> WRITTEN PROBLEM: Select lines where the word "that" appears.
======== PROVIDED MATERIAL ========
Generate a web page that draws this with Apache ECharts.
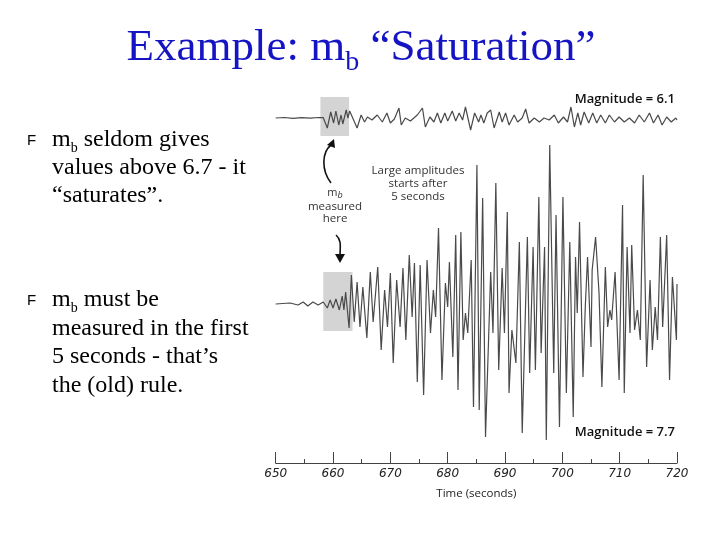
<!DOCTYPE html>
<html>
<head>
<meta charset="utf-8">
<script src="https://cdn.jsdelivr.net/npm/echarts@6/dist/echarts.min.js"></script>
<style>
html,body{margin:0;padding:0;background:#fff;}
#chart{width:720px;height:540px;}
</style>
</head>
<body>
<div id="chart"></div>
<script>
// ---- data ----
// time axis (seconds)
var timeTicks = [650, 660, 670, 680, 690, 700, 710, 720];
// window in which mb is measured: [start s, end s]
var mbWindowTop = [657.8, 662.8];
var mbWindowBottom = [658.3, 663.4];
// amplitude extent of the shaded windows (trace units)
var mbBoxTop = [21, -18];
var mbBoxBottom = [32, -27];
// Magnitude 6.1 trace: [time s, amplitude]
var traceM61 = [
  [650.0,0],[651.5,0.5],[653.0,-0.3],[654.5,0.4],[656.0,-0.2],[657.5,0.5],[658.3,0.3],[659.0,-10],[659.6,6],[660.1,-5],
  [660.5,7],[661.0,-7],[661.4,3],[661.7,-6],[662.3,8],[662.6,0],[662.9,7],[664.2,-10],[664.9,3],[665.5,-4],
  [666.0,1],[666.8,-2],[667.7,3],[668.6,-4],[669.4,5],[670.0,-5],[670.7,-1],[671.5,10],[671.9,-7],[672.6,0],
  [673.5,-3],[674.7,3],[675.6,10],[676.1,-9],[676.9,1],[677.6,-4],[678.2,5],[678.8,-5],[679.5,5],[680.0,-3],
  [680.8,7],[681.4,-3],[682.0,5],[682.6,-2],[683.1,11],[684.0,-12],[684.7,5],[685.4,-4],[685.8,3],[686.3,-5],
  [686.9,5],[687.5,8],[688.1,-10],[689.0,6],[689.5,-4],[690.1,5],[690.7,-7],[691.6,3],[692.2,-4],[693.0,0],
  [693.6,9],[694.2,-5],[695.1,0],[696.0,-4],[696.8,0],[697.7,-2],[698.6,3],[699.3,-5],[700.2,1],[700.9,-4],
  [701.5,11],[702.1,-9],[702.7,5],[703.2,-7],[703.8,6],[704.6,-5],[705.3,5],[706.0,-5],[706.7,3],[707.5,-5],
  [708.2,3],[709.1,-4],[709.9,1],[710.8,-4],[711.7,0],[712.6,-5],[713.4,3],[714.3,-4],[715.2,5],[715.9,-5],
  [716.7,3],[717.4,-7],[718.2,1],[719.0,-4],[719.8,0],[720.0,-2]
];
// Magnitude 7.7 trace: [time s, amplitude]
var traceM77 = [
  [650.0,0],[652.5,1],[653.9,-1],[654.8,2],[655.6,-2],[656.5,2],[657.4,-1],[658.3,2],[659.0,-4],[659.5,4],
  [660.0,-4],[660.5,5],[661.1,-6],[661.6,8],[661.9,-6],[662.2,12],[662.8,-24],[663.2,29],[663.7,-18],[664.2,22],
  [664.7,-23],[665.2,17],[665.9,-34],[666.5,32],[667.0,-18],[667.8,37],[668.4,-46],[669.0,14],[669.5,-23],[670.0,31],
  [670.5,-59],[671.1,24],[671.7,-23],[672.2,36],[672.7,-36],[673.3,49],[673.8,-13],[674.2,41],[674.7,-78],[675.2,39],
  [675.8,-91],[676.4,44],[677.0,-29],[677.5,14],[677.9,-13],[678.4,76],[679.0,-76],[679.6,21],[680.0,-3],[680.3,42],
  [680.9,-53],[681.4,69],[681.8,-86],[682.3,72],[682.7,-36],[683.1,-9],[683.5,-29],[684.1,44],[684.5,-103],[685.1,139],
  [685.5,-106],[686.1,106],[686.6,-133],[687.5,32],[687.9,-29],[688.4,121],[688.9,-66],[689.5,36],[689.9,-29],[690.4,92],
  [690.7,-89],[691.2,-26],[691.9,-59],[692.5,62],[693.0,-129],[693.9,67],[694.3,-69],[694.9,57],[695.3,-66],[695.9,107],
  [696.3,-49],[696.9,57],[697.2,-136],[697.8,159],[698.5,-69],[698.9,89],[699.5,-123],[700.1,107],[700.7,-89],[701.3,62],
  [701.9,-113],[702.3,47],[702.6,-9],[703.0,82],[703.6,-73],[704.0,-3],[704.4,47],[705.0,-43],[705.2,34],[705.8,67],
  [706.4,11],[706.9,-83],[707.5,37],[707.9,-23],[708.3,-6],[708.6,-16],[709.2,32],[709.9,-76],[710.5,99],[710.8,-89],
  [711.3,57],[711.8,-29],[712.1,59],[712.6,-26],[713.1,-6],[713.6,-36],[714.1,129],[714.7,-63],[715.3,24],[715.7,-46],
  [716.2,-3],[716.6,-36],[717.1,67],[717.5,-23],[718.2,69],[718.7,-76],[719.2,27],[719.9,-36],[720.0,20]
];
var magTop = 'Magnitude = 6.1';
var magBottom = 'Magnitude = 7.7';
var bullet1 = [['m', 'b', ' seldom gives'], ['values above 6.7 - it'], ['“saturates”.']];
var bullet2 = [['m', 'b', ' must be'], ['measured in the first'], ['5 seconds - that’s'], ['the (old) rule.']];
var noteLarge = ['Large amplitudes', 'starts after', '5 seconds'];
var noteMb = ['measured', 'here'];

// ---- chart ----
var chart = echarts.init(document.getElementById('chart'), null, {renderer: 'canvas'});
var serif = '"Liberation Serif", "Times New Roman", serif';
var hand = '"Open Sans", "DejaVu Sans", sans-serif';

function lineText(parts, x, y) {
  var txt = parts.length === 3 ? '{a|' + parts[0] + '}{s|' + parts[1] + '}{a|' + parts[2] + '}' : '{a|' + parts[0] + '}';
  return {
    type: 'text', x: x, y: y,
    style: {
      text: txt, fill: '#000', align: 'left', verticalAlign: 'middle',
      rich: {
        a: {fontFamily: serif, fontSize: 24, lineHeight: 30, verticalAlign: 'middle', fill: '#000'},
        s: {fontFamily: serif, fontSize: 14, verticalAlign: 'bottom', fill: '#000'}
      }
    }
  };
}

var graphics = [];
// title
graphics.push({
  type: 'text', x: 361, y: 48,
  style: {
    text: '{a|Example: m}{s|b}{a| “Saturation”}', align: 'center', verticalAlign: 'middle',
    rich: {
      a: {fontFamily: serif, fontSize: 45, lineHeight: 57, verticalAlign: 'middle', fill: '#1414c4'},
      s: {fontFamily: serif, fontSize: 28, verticalAlign: 'bottom', fill: '#1414c4'}
    }
  }
});
// bullets
var b1y = [140, 168, 196], b2y = [300, 329, 357, 386];
graphics.push({type: 'text', x: 27, y: 141, style: {text: 'F', font: '15px "Liberation Sans", Arial, sans-serif', fill: '#000', verticalAlign: 'middle'}});
graphics.push({type: 'text', x: 27, y: 301, style: {text: 'F', font: '15px "Liberation Sans", Arial, sans-serif', fill: '#000', verticalAlign: 'middle'}});
bullet1.forEach(function (p, i) { graphics.push(lineText(p, 52, b1y[i])); });
bullet2.forEach(function (p, i) { graphics.push(lineText(p, 52, b2y[i])); });
// magnitude labels
graphics.push({type: 'text', x: 675, y: 99, style: {text: magTop, font: '600 13px ' + hand, fill: '#111', align: 'right', verticalAlign: 'middle'}});
graphics.push({type: 'text', x: 675, y: 432, style: {text: magBottom, font: '600 13px ' + hand, fill: '#111', align: 'right', verticalAlign: 'middle'}});
// annotations
var lly = [171, 184, 197];
noteLarge.forEach(function (t, i) {
  graphics.push({type: 'text', x: 418, y: lly[i], style: {text: t, font: '11.5px ' + hand, fill: '#333', align: 'center', verticalAlign: 'middle'}});
});
graphics.push({type: 'text', x: 335, y: 193, style: {text: '{m|m}{s|b}', align: 'center', verticalAlign: 'middle',
  rich: {m: {font: '11px ' + hand, fill: '#333', lineHeight: 14, verticalAlign: 'middle'}, s: {font: 'italic 9px ' + hand, fill: '#333', verticalAlign: 'bottom'}}}});
graphics.push({type: 'text', x: 335, y: 207, style: {text: noteMb[0], font: '11.5px ' + hand, fill: '#333', align: 'center', verticalAlign: 'middle'}});
graphics.push({type: 'text', x: 335, y: 219, style: {text: noteMb[1], font: '11.5px ' + hand, fill: '#333', align: 'center', verticalAlign: 'middle'}});
// arrows
graphics.push({type: 'bezierCurve', shape: {x1: 331, y1: 183, cpx1: 321, cpy1: 170, cpx2: 322, cpy2: 152, x2: 331, y2: 145}, style: {stroke: '#111', lineWidth: 1.6, fill: null}});
graphics.push({type: 'polygon', shape: {points: [[334, 139], [327, 145], [335, 148]]}, style: {fill: '#111'}});
graphics.push({type: 'bezierCurve', shape: {x1: 336, y1: 235, cpx1: 342, cpy1: 240, cpx2: 340, cpy2: 248, x2: 340, y2: 256}, style: {stroke: '#111', lineWidth: 1.6, fill: null}});
graphics.push({type: 'polygon', shape: {points: [[340, 263], [335, 254], [345, 254]]}, style: {fill: '#111'}});

var traceStyle = {color: '#4a4a4a', width: 1.2};
var option = {
  backgroundColor: '#fff',
  animation: false,
  grid: [
    {left: 275.7, right: 43, top: 88, height: 60},
    {left: 275.7, right: 43, top: 134, height: 329}
  ],
  xAxis: [
    {gridIndex: 0, type: 'value', min: timeTicks[0], max: timeTicks[timeTicks.length - 1], show: false},
    {gridIndex: 1, type: 'value', min: timeTicks[0], max: timeTicks[timeTicks.length - 1], interval: 10,
      name: 'Time (seconds)', nameLocation: 'middle', nameGap: 25,
      nameTextStyle: {fontFamily: hand, fontSize: 11.5, color: '#222'},
      axisLine: {show: true, onZero: false, lineStyle: {color: '#444', width: 1}},
      axisTick: {show: true, inside: true, length: 11, lineStyle: {color: '#444'}},
      minorTick: {show: true, splitNumber: 2, length: 4, lineStyle: {color: '#444'}},
      splitLine: {show: false},
      axisLabel: {margin: 5, fontFamily: '"DejaVu Sans", sans-serif', fontStyle: 'italic', fontSize: 12, color: '#222'}
    }
  ],
  yAxis: [
    {gridIndex: 0, type: 'value', min: -30, max: 30, show: false},
    {gridIndex: 1, type: 'value', min: -159, max: 170, show: false}
  ],
  series: [
    {type: 'line', xAxisIndex: 0, yAxisIndex: 0, data: traceM61, showSymbol: false, lineStyle: traceStyle,
      markArea: {silent: true, itemStyle: {color: '#d4d4d4'},
        data: [[{xAxis: mbWindowTop[0], yAxis: mbBoxTop[0]}, {xAxis: mbWindowTop[1], yAxis: mbBoxTop[1]}]]}},
    {type: 'line', xAxisIndex: 1, yAxisIndex: 1, data: traceM77, showSymbol: false, lineStyle: traceStyle,
      markArea: {silent: true, itemStyle: {color: '#d4d4d4'},
        data: [[{xAxis: mbWindowBottom[0], yAxis: mbBoxBottom[0]}, {xAxis: mbWindowBottom[1], yAxis: mbBoxBottom[1]}]]}}
  ],
  graphic: graphics
};
chart.setOption(option);
</script>
</body>
</html>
========
> WRITTEN REPLY:
Generate a web page that draws this with Apache ECharts.
var bullet2 = [['m', 'b', ' must be'], ['measured in the first'], ['5 seconds - that’s'], ['the (old) rule.']];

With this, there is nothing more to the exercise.